Believe it or not, the topic of leadership can be a frustrating topic to write about. Everywhere you look, you see a new article or spin-off on leadership. Being in a leadership position most of my life, I need to ring the bell and ask for a tactical pause on leadership. I pose a simple question: “Have we overcomplicated leadership?”
An excellent question posed to me as I sat through a three-week-long leadership course. Without a doubt, leadership is widely discussed, analyzed, marketed, and, forgive me for saying it but a weaponized topic. Over the last 20 years in the fire service, as well as my years playing sports, I have witnessed leadership transition into an animal that can be overwhelming, exhausting, and confusing. For a newly promoted Fire Officer, trying to grasp leadership principles can create a fog of war that can stall our personal growth and relationships.
If you don’t believe me, open a Google search engine and type “What is the definition of leadership?” Again, this is where I ask, why have we overcomplicated such a simple term? Leadership is as simple as “the action of leading a group of people or an organization.” (Oxford Languages) Personally, leadership has always been viewed through your work ethic, passion, mental toughness, and execution. The bottom line is, can you be TRUSTED TO GET THE JOB DONE? When you can successfully execute within your “environment” and become a “results-driven” employee, people within your organization will view you as a leader, like it or not.
Throughout my career, I have concluded that the main reason why we need leaders is to get organizations through CHANGE. Thinking about it, most firefighters all have the same foundational institutional knowledge to get the job done.
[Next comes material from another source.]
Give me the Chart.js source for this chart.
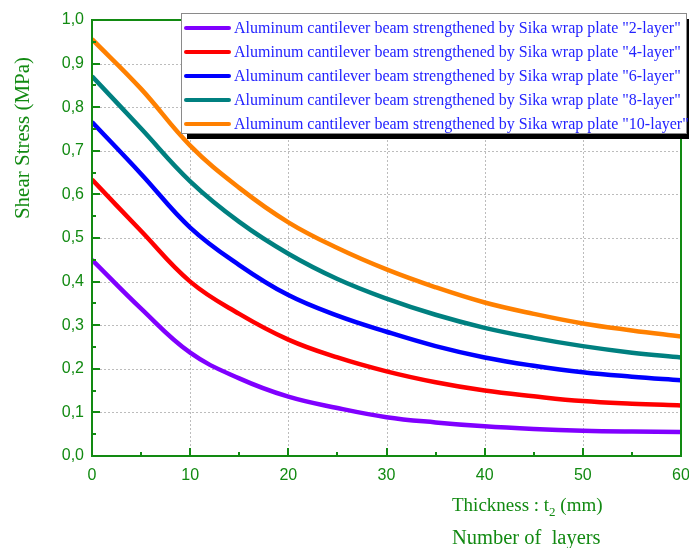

Change is the one tangible topic that is uncertain and inevitable. Those individuals that can recognize change and formulate new visions, goals, and strategies are the difference-makers within the organization.
A lot can be said about the environment in which we lead. We can all agree that leadership traits and principles stay the same, but the “game speed” we apply them can differ. For today’s leaders, I encourage you to challenge everything, do your self-study, and reflect on what leadership means within your environment. Have the courage to embrace change. Funnel the anxiety and be able to process new outcomes for your team to keep moving in the right direction. Do not just focus on one leadership philosophy or person to shape you.
Look beyond the framework of leadership and shift to the “function of leadership.” The more you focus on the execution, the better your game speed will improve. What level of execution do you find yourself operating within most? Strategic, Tactical, Task, or all of them. If you spend more time “in the weeds” focused on basic execution when in reality, you need to be operating at the strategic level, your game speed will be slow, and you will start to lose TRUST in your team.
I will pose five basic leadership competencies and the critical subtopics that support each competency. These five topics are highly discussed and practiced within my working environment. They focus on developing executive-level leadership skills, but I believe they can be applied at any level. These are examples of the “function” that we must operate within.
1. Leading Change
Creativity, External Awareness, Flexibility, Resilience, Strategic Thinking, & Vision.
2. Leading People
Conflict Management, Leveraging Diversity, Developing Others, & Team Building.
3. Being Results Driven
Accountability, Customer Service, Decisiveness, Entrepreneurship, Problem Solving, & Technical credibility.
4. Business Acumen
Financial Management, Human Capital Management, & Technology Management.
5. Building Coalitions
Partnering, Political Savvy, & Influencing/Negotiating.
So, I ask how these would apply within your environment and current posture within your organization. Do you have these skills? Do your current organizational leaders possess them? How difficult would it be to shift your mindset to these?
We have all been in your shoes, questioning am I doing the right thing. Never forget leadership is the “ACTION.” When you want to turn to a podcast, social media, or a classroom lecture for leadership nuggets, embrace everything they are talking about because their topic does have value. Improvement comes through understanding how to put their message into function and making your organization and people better. Hopefully, this has removed some of the fog, and you can start functioning toward an improved “you.” Remember, never give up, be yourself & never avoid doing what is right.